At RSECon2022 we ran our first in-person Coding Confessions session, with seven panellists agreeing to appear. As before each had five minutes to give their confession. We also took anonymous submissions via our website. 

The panel for this event included:

  • Sadie Bartholomew (University of Reading/NCAS)
  • Anika Cawthorn (UCL)
  • Linus Gasser (EPFL)
  • Daniel S. Katz (NCSA, University of Illinois Urbana Champaign)
  • Callum Mole (Alan Turing Institute)
  • Mark Woodbridge (UK Dementia Research Institute)

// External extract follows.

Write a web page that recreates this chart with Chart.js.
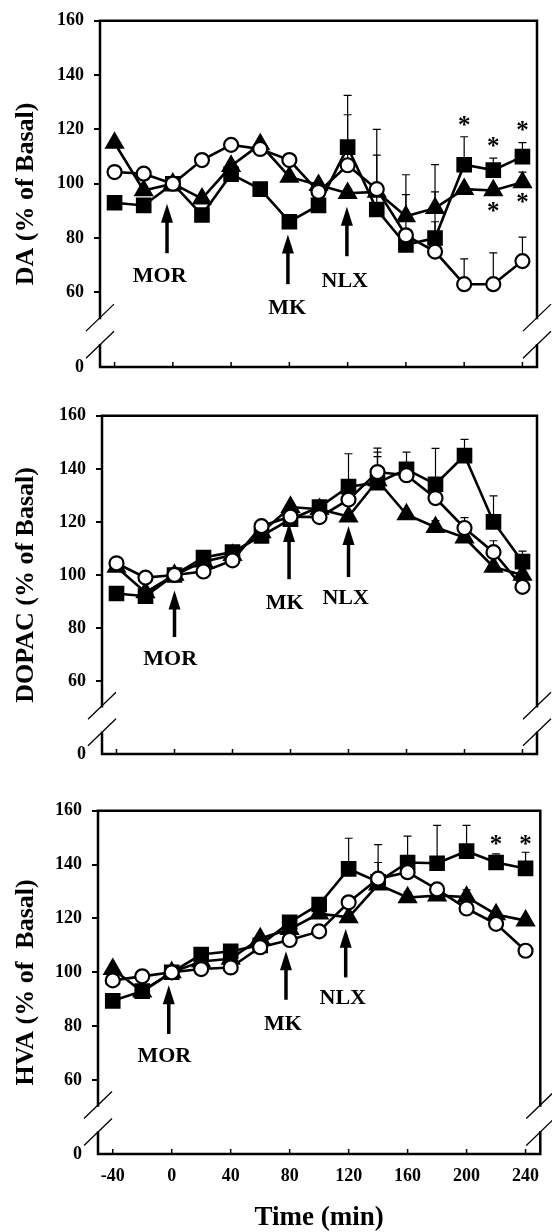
<!DOCTYPE html>
<html>
<head>
<meta charset="utf-8">
<title>DA / DOPAC / HVA</title>
<script src="https://cdn.jsdelivr.net/npm/chart.js@4.4.1/dist/chart.umd.min.js"></script>
<style>
  html, body { margin: 0; padding: 0; background: #fff; }
  #wrap { position: relative; width: 552px; height: 1232px; overflow: hidden; }
  #wrap canvas { position: absolute; left: 0; }
</style>
</head>
<body>
<div id="wrap">
  <canvas id="chart-da" width="552" height="395" style="top:0px"></canvas>
  <canvas id="chart-dopac" width="552" height="395" style="top:395px"></canvas>
  <canvas id="chart-hva" width="552" height="442" style="top:790px"></canvas>
</div>
<script>
// ---------------------------------------------------------------------------
// data
// ---------------------------------------------------------------------------
const TIME = [-40, -20, 0, 20, 40, 60, 80, 100, 120, 140, 160, 180, 200, 220, 240];
const X_TICKS = [-40, 0, 40, 80, 120, 160, 200, 240];
const Y_TICKS = [60, 80, 100, 120, 140, 160];
const Y_ZERO = 32.5;          // value drawn as "0" below the axis break
const BREAK_TOP = 50.5;       // axis line stops here...
const BREAK_BOTTOM = 40.5;    // ...and starts again here
const EVENT_NAMES = ['MOR', 'MK', 'NLX'];

// DA
const DA_SQUARE   = [93, 92, 100, 88.5, 103.5, 98, 86, 92, 113.5, 90.5, 77.5, 80, 107, 105, 110];
const DA_TRIANGLE = [115, 97.5, 100, 94.5, 106.5, 114.5, 102.5, 99.5, 96.5, 97, 88, 91, 98, 97.5, 100.5];
const DA_CIRCLE   = [104.3, 103.7, 100, 108.7, 114.3, 112.8, 108.7, 97, 106.8, 98, 81, 75, 63, 63, 71.5];
const DA_SQUARE_ERR   = [null, null, null, null, null, null, null, null, 19, 20, null, 17, 10.3, 4.4, 5.1];
const DA_TRIANGLE_ERR = [null, null, null, null, null, null, null, null, null, null, 15.3, 16, null, null, 3.8];
const DA_CIRCLE_ERR   = [null, null, null, null, null, null, null, null, 18.6, 22, 15, 11, 9.3, 11.5, 8.8];
const DA_EVENT_TIME = [-4, 79, 119.5];
const DA_EVENT_TIP  = [92.6, 81.3, 91.5];
const DA_EVENT_TAIL = [74.4, 63, 73.3];
const DA_LABEL_TIME = [-9, 78.5, 118];
const DA_LABEL_Y    = [66, 54, 64.2];
const DA_STAR_TIME  = [200, 220, 240, 220, 240];
const DA_STAR_VALUE = [121.7, 114, 120, 90, 93.3];

// DOPAC
const DOPAC_SQUARE   = [93, 92, 100, 106.6, 108.6, 114.7, 121, 125.6, 133.3, 134.8, 139.8, 134.2, 145, 120, 105];
const DOPAC_TRIANGLE = [103, 93.4, 100, 105, 107.5, 116, 125.6, 124.8, 122, 135.6, 122.8, 118, 114.1, 103, 100];
const DOPAC_CIRCLE   = [104.4, 99, 100, 101.3, 105.5, 118.4, 122, 121.8, 128.4, 138.8, 137.6, 129, 117.7, 108.6, 95.5];
const DOPAC_SQUARE_ERR   = [null, null, null, null, null, null, null, null, 12.4, 13, 6.5, 13.5, 6.1, 9.8, 4];
const DOPAC_TRIANGLE_ERR = [null, null, null, null, null, null, null, null, null, 9, null, 2.5, null, null, null];
const DOPAC_CIRCLE_ERR   = [null, null, null, null, null, null, null, null, null, 7.5, null, null, 3.9, 4.3, null];
const DOPAC_EVENT_TIME = [0, 79, 120];
const DOPAC_EVENT_TIP  = [94.1, 119.6, 118.5];
const DOPAC_EVENT_TAIL = [76.6, 98.4, 99.2];
const DOPAC_LABEL_TIME = [-3, 76, 118];
const DOPAC_LABEL_Y    = [68.2, 89.3, 91.1];

// HVA
const HVA_SQUARE   = [89.4, 93, 100, 106.6, 107.8, 110, 118.6, 125.2, 138.4, 133.6, 140.8, 140.5, 145, 140.8, 138.6];
const HVA_TRIANGLE = [101.2, 92.8, 100, 104, 105, 112.6, 116, 121.8, 120.4, 132.6, 127.8, 128.5, 128, 121.5, 119.2];
const HVA_CIRCLE   = [97, 98.5, 100, 101.2, 101.8, 109.3, 112, 115.2, 126, 134.8, 137.2, 130.8, 123.7, 118, 108];
const HVA_SQUARE_ERR   = [null, null, null, null, null, null, null, null, 11.4, 13.8, 9.8, 14.1, 9.6, 3.2, 6];
const HVA_TRIANGLE_ERR = [null, null, null, null, null, null, null, null, null, null, 2, null, 2.6, null, null];
const HVA_CIRCLE_ERR   = [null, null, null, null, null, null, null, null, null, 6, null, null, null, null, null];
const HVA_EVENT_TIME = [-2, 77.5, 118];
const HVA_EVENT_TIP  = [95.2, 107.8, 116.2];
const HVA_EVENT_TAIL = [77.1, 89.8, 98.1];
const HVA_LABEL_TIME = [-5, 75.5, 116];
const HVA_LABEL_Y    = [68.9, 80.7, 90.5];
const HVA_STAR_TIME  = [220, 240];
const HVA_STAR_VALUE = [147.8, 147.8];

// ---------------------------------------------------------------------------
// look
// ---------------------------------------------------------------------------
const SERIF = '"Liberation Serif", "Times New Roman", Times, serif';
Chart.defaults.font.family = SERIF;
Chart.defaults.color = '#000';

function series(values, errors, style, radius, fill) {
    return {
        data: TIME.map((t, i) => ({ x: t, y: values[i] })),
        errors: errors,
        borderColor: '#000',
        borderWidth: 2.6,
        tension: 0,
        pointStyle: style,
        pointRadius: radius,
        pointBackgroundColor: fill,
        pointBorderColor: '#000',
        pointBorderWidth: 2.2
    };
}

// one-sided (upper) SEM bars, under the markers
const errorBars = {
    id: 'errorBars',
    beforeDatasetsDraw(chart) {
        const { ctx, scales: { x, y } } = chart;
        ctx.save();
        ctx.strokeStyle = '#000';
        ctx.lineWidth = 1.2;
        chart.data.datasets.forEach(ds => {
            (ds.errors || []).forEach((err, i) => {
                if (err == null) return;
                const p = ds.data[i];
                const px = x.getPixelForValue(p.x);
                const py = y.getPixelForValue(p.y);
                const pt = y.getPixelForValue(p.y + err);
                ctx.beginPath();
                ctx.moveTo(px, py);
                ctx.lineTo(px, pt);
                ctx.moveTo(px - 4, pt);
                ctx.lineTo(px + 4, pt);
                ctx.stroke();
            });
        });
        ctx.restore();
    }
};

// box with broken y axis on both sides, inward x ticks
const frame = {
    id: 'frame',
    afterDraw(chart) {
        const { ctx, chartArea: a, scales: { x, y } } = chart;
        const hi = y.getPixelForValue(BREAK_TOP);
        const lo = y.getPixelForValue(BREAK_BOTTOM);
        ctx.save();
        ctx.strokeStyle = '#000';
        ctx.lineCap = 'square';
        ctx.lineWidth = 2.5;
        ctx.beginPath();
        ctx.moveTo(a.left, hi); ctx.lineTo(a.left, a.top);
        ctx.lineTo(a.right, a.top); ctx.lineTo(a.right, hi);
        ctx.moveTo(a.left, lo); ctx.lineTo(a.left, a.bottom);
        ctx.lineTo(a.right, a.bottom); ctx.lineTo(a.right, lo);
        ctx.stroke();

        ctx.lineCap = 'butt';
        ctx.lineWidth = 1.5;
        ctx.beginPath();
        X_TICKS.forEach(t => {
            const px = x.getPixelForValue(t);
            ctx.moveTo(px, a.bottom);
            ctx.lineTo(px, a.bottom - 5);
        });
        ctx.stroke();

        ctx.lineWidth = 1.3;
        ctx.beginPath();
        [a.left, a.right].forEach(px => [hi, lo].forEach(py => {
            ctx.moveTo(px - 14, py + 13);
            ctx.lineTo(px + 14, py - 14);
        }));
        ctx.stroke();
        ctx.restore();
    }
};

function annotations(p) {
    return {
        id: 'annotations',
        afterDatasetsDraw(chart) {
            const { ctx, scales: { x, y } } = chart;
            ctx.save();
            ctx.fillStyle = '#000';
            ctx.strokeStyle = '#000';
            EVENT_NAMES.forEach((name, i) => {
                const px = x.getPixelForValue(p.eventTime[i]);
                const tip = y.getPixelForValue(p.eventTip[i]);
                const tail = y.getPixelForValue(p.eventTail[i]);
                ctx.lineWidth = 3.5;
                ctx.beginPath();
                ctx.moveTo(px, tip + 14);
                ctx.lineTo(px, tail);
                ctx.stroke();
                ctx.beginPath();
                ctx.moveTo(px, tip);
                ctx.lineTo(px - 6, tip + 19);
                ctx.lineTo(px + 6, tip + 19);
                ctx.closePath();
                ctx.fill();

                ctx.font = 'bold 22px ' + SERIF;
                ctx.textAlign = 'center';
                ctx.textBaseline = 'middle';
                ctx.fillText(name, x.getPixelForValue(p.labelTime[i]), y.getPixelForValue(p.labelY[i]));
            });
            ctx.font = 'bold 25px ' + SERIF;
            ctx.textAlign = 'center';
            ctx.textBaseline = 'middle';
            (p.starTime || []).forEach((t, i) => {
                ctx.fillText('*', x.getPixelForValue(t), y.getPixelForValue(p.starValue[i]) + 2);
            });
            ctx.restore();
        }
    };
}

function renderPanel(id, p) {
    const canvas = document.getElementById(id);
    const H = canvas.height;
    const a = p.area;
    return new Chart(canvas.getContext('2d'), {
        type: 'line',
        data: {
            datasets: [
                series(p.circle, p.circleErr, 'circle', 7, '#fff'),
                series(p.triangle, p.triangleErr, 'triangle', 9.5, '#000'),
                series(p.square, p.squareErr, 'rect', 9.5, '#000')
            ]
        },
        options: {
            responsive: false,
            animation: false,
            devicePixelRatio: 1,
            layout: { padding: { top: a.top, right: 552 - a.right, bottom: 0, left: 0 } },
            plugins: { legend: { display: false }, tooltip: { enabled: false } },
            scales: {
                x: {
                    type: 'linear',
                    min: -50,
                    max: 250,
                    afterBuildTicks: s => { s.ticks = X_TICKS.map(v => ({ value: v })); },
                    afterFit: s => { s.height = H - a.bottom; },
                    grid: { display: false, drawTicks: false },
                    border: { display: false },
                    ticks: {
                        display: !!p.xTitle,
                        autoSkip: false,
                        maxRotation: 0,
                        padding: 12,
                        font: { size: 18, weight: 'bold' },
                        color: '#000'
                    },
                    title: {
                        display: !!p.xTitle,
                        text: p.xTitle || '',
                        color: '#000',
                        font: { size: 27, weight: 'bold', lineHeight: 1 },
                        padding: { top: 0, bottom: 0 }
                    }
                },
                y: {
                    type: 'linear',
                    min: Y_ZERO,
                    max: 160,
                    afterBuildTicks: s => { s.ticks = [Y_ZERO].concat(Y_TICKS).map(v => ({ value: v })); },
                    afterFit: s => { s.width = a.left; },
                    grid: {
                        drawOnChartArea: false,
                        drawTicks: true,
                        tickLength: 6,
                        lineWidth: 2,
                        color: c => (c.tick && c.tick.value === Y_ZERO) ? 'rgba(0,0,0,0)' : '#000'
                    },
                    border: { display: false },
                    ticks: {
                        autoSkip: false,
                        padding: 10,
                        font: { size: 18, weight: 'bold' },
                        color: '#000',
                        callback: v => (v === Y_ZERO ? '0' : v)
                    },
                    title: {
                        display: true,
                        text: p.yTitle,
                        color: '#000',
                        font: { size: 26, weight: 'bold', lineHeight: 1.2 },
                        padding: { top: 11, bottom: 0 }
                    }
                }
            }
        },
        plugins: [errorBars, frame, annotations(p)]
    });
}

renderPanel('chart-da', {
    area: { left: 100, right: 537, top: 17, bottom: 367 },
    yTitle: 'DA (% of Basal)',
    square: DA_SQUARE, triangle: DA_TRIANGLE, circle: DA_CIRCLE,
    squareErr: DA_SQUARE_ERR, triangleErr: DA_TRIANGLE_ERR, circleErr: DA_CIRCLE_ERR,
    eventTime: DA_EVENT_TIME, eventTip: DA_EVENT_TIP, eventTail: DA_EVENT_TAIL,
    labelTime: DA_LABEL_TIME, labelY: DA_LABEL_Y,
    starTime: DA_STAR_TIME, starValue: DA_STAR_VALUE
});

renderPanel('chart-dopac', {
    area: { left: 102, right: 537, top: 9, bottom: 359 },
    yTitle: 'DOPAC (% of Basal)',
    square: DOPAC_SQUARE, triangle: DOPAC_TRIANGLE, circle: DOPAC_CIRCLE,
    squareErr: DOPAC_SQUARE_ERR, triangleErr: DOPAC_TRIANGLE_ERR, circleErr: DOPAC_CIRCLE_ERR,
    eventTime: DOPAC_EVENT_TIME, eventTip: DOPAC_EVENT_TIP, eventTail: DOPAC_EVENT_TAIL,
    labelTime: DOPAC_LABEL_TIME, labelY: DOPAC_LABEL_Y
});

renderPanel('chart-hva', {
    area: { left: 98, right: 545, top: 10, bottom: 364 },
    yTitle: 'HVA (% of  Basal)',
    xTitle: 'Time (min)',
    square: HVA_SQUARE, triangle: HVA_TRIANGLE, circle: HVA_CIRCLE,
    squareErr: HVA_SQUARE_ERR, triangleErr: HVA_TRIANGLE_ERR, circleErr: HVA_CIRCLE_ERR,
    eventTime: HVA_EVENT_TIME, eventTip: HVA_EVENT_TIP, eventTail: HVA_EVENT_TAIL,
    labelTime: HVA_LABEL_TIME, labelY: HVA_LABEL_Y,
    starTime: HVA_STAR_TIME, starValue: HVA_STAR_VALUE
});
</script>
</body>
</html>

Some takeaway points from the confessions and the discussions that followed:

  • Don’t deny that your code might be the cause of a problem.
  • Don’t leave debug print statements in production code, they can end up in logfiles and fill up the disk.
  • Get somebody else to stress test your application before it is deployed.
  • If you’re the one receiving code from somebody else to deploy, test it yourself before deploying it. 
  • Make sure you aren’t overwriting your previously saved data.
  • Write extensive tests to ensure your software is behaving as expected.
  • Get somebody else to review your code.
  • Be sceptical of code you receive from others and test it as if it came from somebody you don’t trust - regardless of your relative level of seniority or experience. Excessive trust can lead to an unjustified - and risky - reduction of scrutiny.
  • Don't leave code in a broken state, fix things that you know need fixing.
  • Have a quality assurance process in place.
  • Even if you are lucky enough to have a comprehensive test suite and/or manual testing procedure, take time to consider the broader consequences of any code change. It might look (and even be) correct in isolation, but this doesn’t mean it won’t have unintended consequences. If spotting this relies on knowledge of the system as a whole, consider how this knowledge can be represented in the system itself.
  • Use an issue tracker to track bugs, use version control (E.g. GitHub) and create a new branch for each bugfix. Merge these back to the main branch and get somebody to review the code in the Pull Request process. 
  • Problem-solving is something many software developers enjoy, but make sure you’re solving the right problem.
  • Context switching can cause a loss of focus. Keep some notes on what you were doing to help refamiliarise yourself with what you were working on. 
  • Don’t change so much of your collaborators' code that it takes away their sense of ownership of it. If you change the code too much they won’t understand it or feel they own it and will avoid using it.
  • Target your optimisations to code that runs frequently. Optimising rarely used code is unlikely to help overall execution time.
  • Beware of variable ownership when variables are shared between functions or threads. 
  • Rust has lots of good features to solve some of the problems of variable ownership. 
  • Don’t be too critical of yourself when learning a new programming language, it will take time.
  • You will find yourself using the style of languages you’ve previously learned when using a new language. 
  • Researchers (and RSEs) are often perfectionists, don’t burn yourself out trying to make something perfect.